_Problem description_
Skip pictures; extract every line from the one with "Convert this diagram to TikZ code." through the one with "(tip) at (59,63);", exactly as written.

[Recorded data]

▼

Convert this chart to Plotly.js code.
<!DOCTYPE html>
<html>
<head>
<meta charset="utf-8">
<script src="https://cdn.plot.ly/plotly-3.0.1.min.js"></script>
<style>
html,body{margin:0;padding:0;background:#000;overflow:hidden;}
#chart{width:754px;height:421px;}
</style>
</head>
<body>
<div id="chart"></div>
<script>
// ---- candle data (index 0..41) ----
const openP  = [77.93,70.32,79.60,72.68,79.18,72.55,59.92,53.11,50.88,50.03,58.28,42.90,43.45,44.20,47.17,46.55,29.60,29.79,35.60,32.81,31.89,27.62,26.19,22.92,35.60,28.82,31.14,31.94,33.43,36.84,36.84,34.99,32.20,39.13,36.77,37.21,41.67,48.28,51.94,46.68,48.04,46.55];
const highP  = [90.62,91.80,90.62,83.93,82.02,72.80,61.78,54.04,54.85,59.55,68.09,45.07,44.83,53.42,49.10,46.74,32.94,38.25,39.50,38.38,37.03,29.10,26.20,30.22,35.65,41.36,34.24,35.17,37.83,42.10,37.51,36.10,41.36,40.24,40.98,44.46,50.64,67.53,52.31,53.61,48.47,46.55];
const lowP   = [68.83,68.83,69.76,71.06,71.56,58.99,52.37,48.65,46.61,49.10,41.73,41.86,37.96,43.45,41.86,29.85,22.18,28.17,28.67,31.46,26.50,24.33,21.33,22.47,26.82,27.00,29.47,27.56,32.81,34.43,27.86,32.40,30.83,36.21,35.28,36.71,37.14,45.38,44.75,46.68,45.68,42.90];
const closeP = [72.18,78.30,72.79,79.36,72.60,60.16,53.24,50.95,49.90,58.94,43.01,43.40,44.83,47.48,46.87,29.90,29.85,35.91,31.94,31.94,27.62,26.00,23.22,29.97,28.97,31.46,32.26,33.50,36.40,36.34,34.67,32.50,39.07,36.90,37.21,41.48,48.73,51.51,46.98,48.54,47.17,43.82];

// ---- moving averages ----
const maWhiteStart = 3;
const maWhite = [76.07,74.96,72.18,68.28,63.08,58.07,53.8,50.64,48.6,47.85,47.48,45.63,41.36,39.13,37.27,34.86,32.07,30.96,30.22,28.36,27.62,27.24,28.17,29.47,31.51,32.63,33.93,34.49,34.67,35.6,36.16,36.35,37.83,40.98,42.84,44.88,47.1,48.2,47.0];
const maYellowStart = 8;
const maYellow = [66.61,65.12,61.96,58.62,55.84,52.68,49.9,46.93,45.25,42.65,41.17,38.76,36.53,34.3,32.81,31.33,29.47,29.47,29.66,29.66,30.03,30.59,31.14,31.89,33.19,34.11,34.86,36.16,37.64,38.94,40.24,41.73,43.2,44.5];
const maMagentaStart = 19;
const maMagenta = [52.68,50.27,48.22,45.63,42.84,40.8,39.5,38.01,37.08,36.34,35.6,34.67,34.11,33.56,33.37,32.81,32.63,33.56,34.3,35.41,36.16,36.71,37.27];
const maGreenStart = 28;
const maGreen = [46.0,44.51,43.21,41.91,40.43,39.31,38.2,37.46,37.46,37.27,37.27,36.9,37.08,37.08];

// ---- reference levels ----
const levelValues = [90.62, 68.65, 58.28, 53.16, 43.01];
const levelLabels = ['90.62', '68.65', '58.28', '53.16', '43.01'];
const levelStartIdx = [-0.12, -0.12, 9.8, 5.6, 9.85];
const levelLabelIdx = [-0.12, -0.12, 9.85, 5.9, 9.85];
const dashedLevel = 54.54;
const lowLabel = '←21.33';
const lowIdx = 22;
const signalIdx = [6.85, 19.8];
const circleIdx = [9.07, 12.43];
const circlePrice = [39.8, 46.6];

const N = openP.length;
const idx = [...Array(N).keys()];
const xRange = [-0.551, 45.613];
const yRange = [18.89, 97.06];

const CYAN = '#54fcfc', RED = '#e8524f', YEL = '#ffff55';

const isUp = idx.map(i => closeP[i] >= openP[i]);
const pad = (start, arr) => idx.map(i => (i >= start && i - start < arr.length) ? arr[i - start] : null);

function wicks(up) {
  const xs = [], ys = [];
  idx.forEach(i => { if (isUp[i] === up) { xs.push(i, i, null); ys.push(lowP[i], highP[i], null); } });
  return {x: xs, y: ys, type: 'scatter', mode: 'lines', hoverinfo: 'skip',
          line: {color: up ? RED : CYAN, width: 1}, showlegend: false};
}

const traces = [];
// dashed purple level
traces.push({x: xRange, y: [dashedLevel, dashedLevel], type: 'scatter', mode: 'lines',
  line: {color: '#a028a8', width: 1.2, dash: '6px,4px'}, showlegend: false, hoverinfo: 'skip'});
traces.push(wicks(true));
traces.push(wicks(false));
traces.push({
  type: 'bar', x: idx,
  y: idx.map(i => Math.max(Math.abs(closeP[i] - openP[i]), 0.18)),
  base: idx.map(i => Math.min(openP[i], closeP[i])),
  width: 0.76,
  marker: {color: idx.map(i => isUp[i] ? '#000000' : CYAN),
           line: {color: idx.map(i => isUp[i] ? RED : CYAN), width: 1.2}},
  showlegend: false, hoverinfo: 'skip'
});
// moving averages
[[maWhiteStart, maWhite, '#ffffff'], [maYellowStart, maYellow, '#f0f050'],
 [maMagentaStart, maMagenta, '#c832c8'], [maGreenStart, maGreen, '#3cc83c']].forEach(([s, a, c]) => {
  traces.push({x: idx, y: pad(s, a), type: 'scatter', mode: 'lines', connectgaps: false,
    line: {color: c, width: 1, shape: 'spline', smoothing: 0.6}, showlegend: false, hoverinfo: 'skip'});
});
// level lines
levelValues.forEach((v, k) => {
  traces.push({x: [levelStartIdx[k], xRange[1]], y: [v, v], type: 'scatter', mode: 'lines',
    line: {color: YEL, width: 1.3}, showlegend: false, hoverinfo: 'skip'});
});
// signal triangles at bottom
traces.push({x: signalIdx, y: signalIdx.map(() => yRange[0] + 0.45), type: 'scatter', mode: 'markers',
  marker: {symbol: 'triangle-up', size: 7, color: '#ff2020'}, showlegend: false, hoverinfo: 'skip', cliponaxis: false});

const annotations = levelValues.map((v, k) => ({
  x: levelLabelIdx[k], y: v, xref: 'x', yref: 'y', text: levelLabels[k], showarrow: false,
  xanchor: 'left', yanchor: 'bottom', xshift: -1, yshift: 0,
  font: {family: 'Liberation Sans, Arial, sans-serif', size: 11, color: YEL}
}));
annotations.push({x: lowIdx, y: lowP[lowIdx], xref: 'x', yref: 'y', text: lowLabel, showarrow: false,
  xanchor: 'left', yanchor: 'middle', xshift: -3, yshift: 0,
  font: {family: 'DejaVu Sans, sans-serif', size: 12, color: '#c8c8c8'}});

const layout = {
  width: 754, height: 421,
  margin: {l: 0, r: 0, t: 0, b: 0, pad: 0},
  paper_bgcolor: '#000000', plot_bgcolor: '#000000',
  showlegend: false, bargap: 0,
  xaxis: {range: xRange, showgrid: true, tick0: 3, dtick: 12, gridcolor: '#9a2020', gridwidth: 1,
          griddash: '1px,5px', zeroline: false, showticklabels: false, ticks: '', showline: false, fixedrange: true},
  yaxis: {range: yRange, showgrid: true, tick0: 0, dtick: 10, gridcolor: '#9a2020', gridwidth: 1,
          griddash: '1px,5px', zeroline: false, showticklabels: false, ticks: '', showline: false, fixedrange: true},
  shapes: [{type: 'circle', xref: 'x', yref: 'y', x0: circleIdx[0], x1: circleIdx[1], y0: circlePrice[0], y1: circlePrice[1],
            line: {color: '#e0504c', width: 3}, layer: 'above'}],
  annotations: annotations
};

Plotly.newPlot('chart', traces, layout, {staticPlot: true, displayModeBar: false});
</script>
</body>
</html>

▲
▼

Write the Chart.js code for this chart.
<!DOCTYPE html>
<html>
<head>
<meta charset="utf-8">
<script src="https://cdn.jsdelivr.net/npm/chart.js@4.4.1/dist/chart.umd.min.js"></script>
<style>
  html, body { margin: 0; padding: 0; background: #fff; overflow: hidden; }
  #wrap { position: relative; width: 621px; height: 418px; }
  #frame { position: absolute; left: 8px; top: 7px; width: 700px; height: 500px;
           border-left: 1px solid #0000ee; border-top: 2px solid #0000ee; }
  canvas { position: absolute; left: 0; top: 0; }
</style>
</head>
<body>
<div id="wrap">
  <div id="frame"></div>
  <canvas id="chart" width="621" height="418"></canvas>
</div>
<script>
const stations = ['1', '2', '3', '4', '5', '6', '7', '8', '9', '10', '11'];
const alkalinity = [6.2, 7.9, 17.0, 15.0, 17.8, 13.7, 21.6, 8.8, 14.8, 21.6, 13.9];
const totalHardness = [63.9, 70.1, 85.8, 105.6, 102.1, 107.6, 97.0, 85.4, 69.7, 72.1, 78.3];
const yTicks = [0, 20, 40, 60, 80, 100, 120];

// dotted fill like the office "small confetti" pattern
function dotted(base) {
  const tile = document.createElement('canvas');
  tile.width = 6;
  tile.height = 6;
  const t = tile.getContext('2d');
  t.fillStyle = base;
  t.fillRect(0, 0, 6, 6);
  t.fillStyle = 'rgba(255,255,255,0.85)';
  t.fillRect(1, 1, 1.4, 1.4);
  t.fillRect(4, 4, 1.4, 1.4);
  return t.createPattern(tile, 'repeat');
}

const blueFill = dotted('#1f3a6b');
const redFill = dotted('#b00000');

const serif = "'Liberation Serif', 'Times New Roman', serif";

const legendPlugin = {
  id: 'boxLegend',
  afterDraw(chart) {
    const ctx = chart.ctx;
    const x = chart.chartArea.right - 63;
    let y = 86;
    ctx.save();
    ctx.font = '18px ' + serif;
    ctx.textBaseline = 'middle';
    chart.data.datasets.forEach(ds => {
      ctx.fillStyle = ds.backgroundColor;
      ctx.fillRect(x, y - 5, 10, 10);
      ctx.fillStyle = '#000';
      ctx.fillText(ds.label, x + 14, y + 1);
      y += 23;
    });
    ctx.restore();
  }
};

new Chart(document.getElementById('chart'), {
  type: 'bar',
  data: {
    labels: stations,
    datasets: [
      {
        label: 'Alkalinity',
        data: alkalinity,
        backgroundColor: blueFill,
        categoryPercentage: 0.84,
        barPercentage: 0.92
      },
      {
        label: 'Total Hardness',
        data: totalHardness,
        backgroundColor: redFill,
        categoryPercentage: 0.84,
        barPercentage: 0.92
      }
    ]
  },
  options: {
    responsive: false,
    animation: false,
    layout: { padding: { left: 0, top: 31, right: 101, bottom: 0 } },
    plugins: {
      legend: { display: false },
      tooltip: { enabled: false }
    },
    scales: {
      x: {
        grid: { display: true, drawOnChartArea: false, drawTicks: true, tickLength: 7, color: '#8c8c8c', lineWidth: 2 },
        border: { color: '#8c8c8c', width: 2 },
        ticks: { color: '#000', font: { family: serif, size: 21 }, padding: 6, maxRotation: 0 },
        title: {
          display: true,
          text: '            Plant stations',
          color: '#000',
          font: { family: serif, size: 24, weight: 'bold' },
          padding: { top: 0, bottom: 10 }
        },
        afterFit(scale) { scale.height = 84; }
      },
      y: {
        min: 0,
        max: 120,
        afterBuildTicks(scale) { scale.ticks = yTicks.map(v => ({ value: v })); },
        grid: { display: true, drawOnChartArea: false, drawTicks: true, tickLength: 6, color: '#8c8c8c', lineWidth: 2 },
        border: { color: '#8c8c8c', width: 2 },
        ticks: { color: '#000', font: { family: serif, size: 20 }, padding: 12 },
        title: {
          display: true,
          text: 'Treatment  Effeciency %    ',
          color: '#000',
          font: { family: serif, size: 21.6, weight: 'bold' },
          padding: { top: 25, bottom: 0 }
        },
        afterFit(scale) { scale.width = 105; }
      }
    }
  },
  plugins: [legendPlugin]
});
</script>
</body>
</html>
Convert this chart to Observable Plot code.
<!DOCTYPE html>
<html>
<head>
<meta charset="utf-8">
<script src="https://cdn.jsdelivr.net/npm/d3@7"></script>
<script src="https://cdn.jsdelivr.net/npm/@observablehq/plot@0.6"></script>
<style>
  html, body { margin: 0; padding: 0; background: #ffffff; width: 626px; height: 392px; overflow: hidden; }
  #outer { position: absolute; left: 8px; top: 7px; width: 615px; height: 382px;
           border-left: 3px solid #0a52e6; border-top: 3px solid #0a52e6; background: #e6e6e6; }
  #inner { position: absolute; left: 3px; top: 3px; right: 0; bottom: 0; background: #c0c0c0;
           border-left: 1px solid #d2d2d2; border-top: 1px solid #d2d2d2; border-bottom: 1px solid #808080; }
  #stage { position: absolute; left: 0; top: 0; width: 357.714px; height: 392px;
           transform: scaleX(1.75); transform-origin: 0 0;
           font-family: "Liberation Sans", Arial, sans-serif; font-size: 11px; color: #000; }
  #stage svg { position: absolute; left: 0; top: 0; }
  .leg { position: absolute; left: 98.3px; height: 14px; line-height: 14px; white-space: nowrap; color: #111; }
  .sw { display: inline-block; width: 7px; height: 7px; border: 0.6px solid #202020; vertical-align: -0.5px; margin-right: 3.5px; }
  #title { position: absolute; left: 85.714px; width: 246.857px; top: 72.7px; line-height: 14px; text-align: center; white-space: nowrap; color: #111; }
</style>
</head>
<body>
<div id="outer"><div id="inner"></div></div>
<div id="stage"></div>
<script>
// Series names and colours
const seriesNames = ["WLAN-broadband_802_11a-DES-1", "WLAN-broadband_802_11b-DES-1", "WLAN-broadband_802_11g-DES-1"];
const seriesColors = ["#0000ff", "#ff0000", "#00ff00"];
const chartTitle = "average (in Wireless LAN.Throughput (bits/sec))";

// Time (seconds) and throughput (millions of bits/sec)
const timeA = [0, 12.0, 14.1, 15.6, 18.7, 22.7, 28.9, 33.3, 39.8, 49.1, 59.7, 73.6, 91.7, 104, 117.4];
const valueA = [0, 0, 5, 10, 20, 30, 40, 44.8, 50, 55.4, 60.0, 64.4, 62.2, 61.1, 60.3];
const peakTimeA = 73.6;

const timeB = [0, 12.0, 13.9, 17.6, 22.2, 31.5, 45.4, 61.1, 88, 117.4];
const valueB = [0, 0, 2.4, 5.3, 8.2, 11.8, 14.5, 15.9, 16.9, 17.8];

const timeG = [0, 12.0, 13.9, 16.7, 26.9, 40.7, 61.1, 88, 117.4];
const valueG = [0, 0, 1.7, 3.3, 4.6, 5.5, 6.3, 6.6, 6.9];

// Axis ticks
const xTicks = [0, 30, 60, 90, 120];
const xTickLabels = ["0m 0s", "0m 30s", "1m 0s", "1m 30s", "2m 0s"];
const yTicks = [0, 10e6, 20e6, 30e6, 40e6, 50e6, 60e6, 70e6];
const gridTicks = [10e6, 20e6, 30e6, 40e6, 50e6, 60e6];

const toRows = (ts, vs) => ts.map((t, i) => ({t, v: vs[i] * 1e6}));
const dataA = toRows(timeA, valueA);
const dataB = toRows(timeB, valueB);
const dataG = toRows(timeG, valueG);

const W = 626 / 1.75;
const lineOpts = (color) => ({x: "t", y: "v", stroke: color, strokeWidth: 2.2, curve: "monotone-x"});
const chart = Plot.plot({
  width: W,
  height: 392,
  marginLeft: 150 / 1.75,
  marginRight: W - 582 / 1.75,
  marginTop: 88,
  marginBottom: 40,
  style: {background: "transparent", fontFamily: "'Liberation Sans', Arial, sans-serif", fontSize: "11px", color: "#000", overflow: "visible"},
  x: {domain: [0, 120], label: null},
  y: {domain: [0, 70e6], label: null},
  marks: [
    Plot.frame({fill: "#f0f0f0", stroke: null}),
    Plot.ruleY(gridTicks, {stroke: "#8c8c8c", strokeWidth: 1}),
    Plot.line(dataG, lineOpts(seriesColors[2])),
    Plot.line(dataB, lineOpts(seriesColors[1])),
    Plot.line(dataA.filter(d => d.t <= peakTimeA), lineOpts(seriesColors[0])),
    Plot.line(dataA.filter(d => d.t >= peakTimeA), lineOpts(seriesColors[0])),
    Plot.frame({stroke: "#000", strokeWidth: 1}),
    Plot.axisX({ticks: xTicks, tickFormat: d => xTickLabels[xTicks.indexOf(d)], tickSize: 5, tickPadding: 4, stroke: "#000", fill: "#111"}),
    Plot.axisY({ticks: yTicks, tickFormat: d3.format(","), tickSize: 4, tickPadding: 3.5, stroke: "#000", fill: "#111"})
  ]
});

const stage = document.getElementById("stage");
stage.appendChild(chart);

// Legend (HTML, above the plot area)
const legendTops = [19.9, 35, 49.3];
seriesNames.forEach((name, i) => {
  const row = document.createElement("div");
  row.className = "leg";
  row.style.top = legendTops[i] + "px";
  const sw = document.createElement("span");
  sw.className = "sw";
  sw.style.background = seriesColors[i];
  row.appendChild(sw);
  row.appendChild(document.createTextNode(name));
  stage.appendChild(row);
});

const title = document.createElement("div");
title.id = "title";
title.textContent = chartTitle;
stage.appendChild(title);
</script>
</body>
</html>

▲
▼

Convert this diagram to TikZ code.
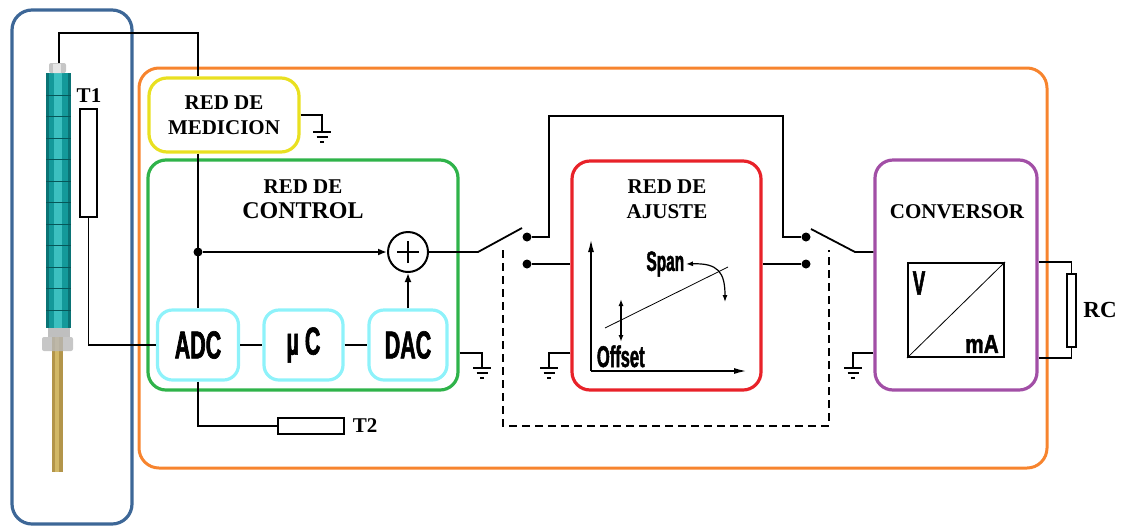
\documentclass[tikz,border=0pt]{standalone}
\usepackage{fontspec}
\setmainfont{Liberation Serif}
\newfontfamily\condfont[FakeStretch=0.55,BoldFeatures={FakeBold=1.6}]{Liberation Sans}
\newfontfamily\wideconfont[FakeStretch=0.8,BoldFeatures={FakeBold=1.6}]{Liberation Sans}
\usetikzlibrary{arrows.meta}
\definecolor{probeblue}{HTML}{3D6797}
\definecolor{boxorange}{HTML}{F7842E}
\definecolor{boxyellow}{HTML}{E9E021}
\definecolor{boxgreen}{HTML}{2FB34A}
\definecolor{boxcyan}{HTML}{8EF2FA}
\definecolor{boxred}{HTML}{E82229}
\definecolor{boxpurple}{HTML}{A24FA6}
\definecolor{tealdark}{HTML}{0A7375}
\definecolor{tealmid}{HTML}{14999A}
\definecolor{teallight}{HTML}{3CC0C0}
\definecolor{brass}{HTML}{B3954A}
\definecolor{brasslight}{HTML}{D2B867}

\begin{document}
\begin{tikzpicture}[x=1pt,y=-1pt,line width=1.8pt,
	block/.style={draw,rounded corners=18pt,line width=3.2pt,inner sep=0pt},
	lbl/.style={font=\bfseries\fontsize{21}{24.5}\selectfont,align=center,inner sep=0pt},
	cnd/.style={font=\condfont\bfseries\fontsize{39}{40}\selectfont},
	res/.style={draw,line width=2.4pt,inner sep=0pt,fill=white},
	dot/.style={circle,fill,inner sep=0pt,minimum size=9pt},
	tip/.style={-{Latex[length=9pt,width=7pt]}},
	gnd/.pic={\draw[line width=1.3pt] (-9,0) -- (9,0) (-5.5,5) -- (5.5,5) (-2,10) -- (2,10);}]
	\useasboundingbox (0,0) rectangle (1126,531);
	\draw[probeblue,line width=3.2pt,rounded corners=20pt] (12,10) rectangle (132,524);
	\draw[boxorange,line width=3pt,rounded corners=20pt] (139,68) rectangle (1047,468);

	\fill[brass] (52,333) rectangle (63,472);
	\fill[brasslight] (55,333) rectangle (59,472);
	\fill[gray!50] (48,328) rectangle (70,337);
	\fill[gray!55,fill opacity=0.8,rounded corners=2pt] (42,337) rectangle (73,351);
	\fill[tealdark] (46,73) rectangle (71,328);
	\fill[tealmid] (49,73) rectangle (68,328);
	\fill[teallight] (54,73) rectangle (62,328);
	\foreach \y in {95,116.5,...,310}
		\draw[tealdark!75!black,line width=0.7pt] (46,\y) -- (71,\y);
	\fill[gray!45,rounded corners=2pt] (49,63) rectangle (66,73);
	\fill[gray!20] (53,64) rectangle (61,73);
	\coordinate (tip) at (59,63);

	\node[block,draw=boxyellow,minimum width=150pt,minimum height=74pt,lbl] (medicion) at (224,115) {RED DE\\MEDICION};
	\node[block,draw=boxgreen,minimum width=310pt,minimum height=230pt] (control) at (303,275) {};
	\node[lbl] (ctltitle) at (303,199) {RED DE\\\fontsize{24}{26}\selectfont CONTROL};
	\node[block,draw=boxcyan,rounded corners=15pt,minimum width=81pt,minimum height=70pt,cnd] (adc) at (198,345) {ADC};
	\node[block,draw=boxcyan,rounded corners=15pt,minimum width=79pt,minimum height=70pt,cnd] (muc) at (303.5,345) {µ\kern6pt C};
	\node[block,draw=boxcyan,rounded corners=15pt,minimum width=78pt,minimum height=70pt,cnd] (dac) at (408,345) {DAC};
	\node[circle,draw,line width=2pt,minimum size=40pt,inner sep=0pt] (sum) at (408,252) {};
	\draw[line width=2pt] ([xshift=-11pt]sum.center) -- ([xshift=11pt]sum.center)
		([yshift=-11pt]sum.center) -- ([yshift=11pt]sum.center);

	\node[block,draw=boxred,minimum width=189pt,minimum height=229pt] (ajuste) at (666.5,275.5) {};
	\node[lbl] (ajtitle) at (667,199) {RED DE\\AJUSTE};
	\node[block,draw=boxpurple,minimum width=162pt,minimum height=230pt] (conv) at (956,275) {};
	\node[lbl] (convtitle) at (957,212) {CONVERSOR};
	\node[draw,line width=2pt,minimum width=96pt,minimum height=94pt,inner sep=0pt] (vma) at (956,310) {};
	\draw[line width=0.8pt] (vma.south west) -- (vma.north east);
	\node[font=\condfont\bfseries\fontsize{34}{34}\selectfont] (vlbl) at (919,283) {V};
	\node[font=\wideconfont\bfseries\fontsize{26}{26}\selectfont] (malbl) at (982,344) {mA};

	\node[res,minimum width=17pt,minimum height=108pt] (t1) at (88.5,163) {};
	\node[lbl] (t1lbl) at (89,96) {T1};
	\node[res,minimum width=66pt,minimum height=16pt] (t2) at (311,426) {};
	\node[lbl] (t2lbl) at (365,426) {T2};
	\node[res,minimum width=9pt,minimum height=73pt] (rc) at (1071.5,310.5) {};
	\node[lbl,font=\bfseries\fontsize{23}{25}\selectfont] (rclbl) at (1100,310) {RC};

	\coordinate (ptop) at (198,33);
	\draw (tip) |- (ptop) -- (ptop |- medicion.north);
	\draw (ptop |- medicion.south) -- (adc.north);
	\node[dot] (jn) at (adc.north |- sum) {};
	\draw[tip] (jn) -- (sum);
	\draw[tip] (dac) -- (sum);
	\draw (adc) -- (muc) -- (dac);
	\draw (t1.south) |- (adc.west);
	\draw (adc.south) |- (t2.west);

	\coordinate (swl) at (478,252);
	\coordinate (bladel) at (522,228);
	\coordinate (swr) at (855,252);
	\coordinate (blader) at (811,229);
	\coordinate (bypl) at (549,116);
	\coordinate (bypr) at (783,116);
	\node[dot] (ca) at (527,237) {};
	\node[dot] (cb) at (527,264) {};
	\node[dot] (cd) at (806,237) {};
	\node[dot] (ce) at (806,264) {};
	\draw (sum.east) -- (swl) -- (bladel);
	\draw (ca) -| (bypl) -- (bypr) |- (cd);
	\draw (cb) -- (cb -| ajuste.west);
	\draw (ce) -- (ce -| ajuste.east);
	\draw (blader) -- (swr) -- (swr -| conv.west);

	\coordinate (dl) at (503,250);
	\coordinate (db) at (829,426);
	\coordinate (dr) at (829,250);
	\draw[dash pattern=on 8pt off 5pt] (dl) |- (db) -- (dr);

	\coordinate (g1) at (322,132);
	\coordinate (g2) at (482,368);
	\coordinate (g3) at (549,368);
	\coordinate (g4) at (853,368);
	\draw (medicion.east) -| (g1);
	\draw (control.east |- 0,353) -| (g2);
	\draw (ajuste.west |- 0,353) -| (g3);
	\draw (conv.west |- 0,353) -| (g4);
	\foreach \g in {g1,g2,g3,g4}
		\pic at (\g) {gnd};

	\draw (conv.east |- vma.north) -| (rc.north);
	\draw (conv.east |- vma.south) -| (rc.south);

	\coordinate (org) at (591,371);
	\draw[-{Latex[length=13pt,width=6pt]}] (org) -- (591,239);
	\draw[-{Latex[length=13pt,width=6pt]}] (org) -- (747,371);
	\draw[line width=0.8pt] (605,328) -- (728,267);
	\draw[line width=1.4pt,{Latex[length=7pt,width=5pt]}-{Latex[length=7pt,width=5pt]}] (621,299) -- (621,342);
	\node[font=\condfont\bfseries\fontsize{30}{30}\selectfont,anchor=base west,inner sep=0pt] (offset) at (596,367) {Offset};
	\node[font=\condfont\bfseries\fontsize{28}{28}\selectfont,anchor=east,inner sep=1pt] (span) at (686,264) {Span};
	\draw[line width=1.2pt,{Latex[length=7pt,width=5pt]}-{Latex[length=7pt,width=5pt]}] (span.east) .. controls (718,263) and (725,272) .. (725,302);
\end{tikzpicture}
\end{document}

▲

_Task answer_
Convert this diagram to TikZ code.
\documentclass[tikz,border=0pt]{standalone}
\usepackage{fontspec}
\setmainfont{Liberation Serif}
\newfontfamily\condfont[FakeStretch=0.55,BoldFeatures={FakeBold=1.6}]{Liberation Sans}
\newfontfamily\wideconfont[FakeStretch=0.8,BoldFeatures={FakeBold=1.6}]{Liberation Sans}
\usetikzlibrary{arrows.meta}
\definecolor{probeblue}{HTML}{3D6797}
\definecolor{boxorange}{HTML}{F7842E}
\definecolor{boxyellow}{HTML}{E9E021}
\definecolor{boxgreen}{HTML}{2FB34A}
\definecolor{boxcyan}{HTML}{8EF2FA}
\definecolor{boxred}{HTML}{E82229}
\definecolor{boxpurple}{HTML}{A24FA6}
\definecolor{tealdark}{HTML}{0A7375}
\definecolor{tealmid}{HTML}{14999A}
\definecolor{teallight}{HTML}{3CC0C0}
\definecolor{brass}{HTML}{B3954A}
\definecolor{brasslight}{HTML}{D2B867}

\begin{document}
\begin{tikzpicture}[x=1pt,y=-1pt,line width=1.8pt,
	block/.style={draw,rounded corners=18pt,line width=3.2pt,inner sep=0pt},
	lbl/.style={font=\bfseries\fontsize{21}{24.5}\selectfont,align=center,inner sep=0pt},
	cnd/.style={font=\condfont\bfseries\fontsize{39}{40}\selectfont},
	res/.style={draw,line width=2.4pt,inner sep=0pt,fill=white},
	dot/.style={circle,fill,inner sep=0pt,minimum size=9pt},
	tip/.style={-{Latex[length=9pt,width=7pt]}},
	gnd/.pic={\draw[line width=1.3pt] (-9,0) -- (9,0) (-5.5,5) -- (5.5,5) (-2,10) -- (2,10);}]
	\useasboundingbox (0,0) rectangle (1126,531);
	\draw[probeblue,line width=3.2pt,rounded corners=20pt] (12,10) rectangle (132,524);
	\draw[boxorange,line width=3pt,rounded corners=20pt] (139,68) rectangle (1047,468);

	\fill[brass] (52,333) rectangle (63,472);
	\fill[brasslight] (55,333) rectangle (59,472);
	\fill[gray!50] (48,328) rectangle (70,337);
	\fill[gray!55,fill opacity=0.8,rounded corners=2pt] (42,337) rectangle (73,351);
	\fill[tealdark] (46,73) rectangle (71,328);
	\fill[tealmid] (49,73) rectangle (68,328);
	\fill[teallight] (54,73) rectangle (62,328);
	\foreach \y in {95,116.5,...,310}
		\draw[tealdark!75!black,line width=0.7pt] (46,\y) -- (71,\y);
	\fill[gray!45,rounded corners=2pt] (49,63) rectangle (66,73);
	\fill[gray!20] (53,64) rectangle (61,73);
	\coordinate (tip) at (59,63);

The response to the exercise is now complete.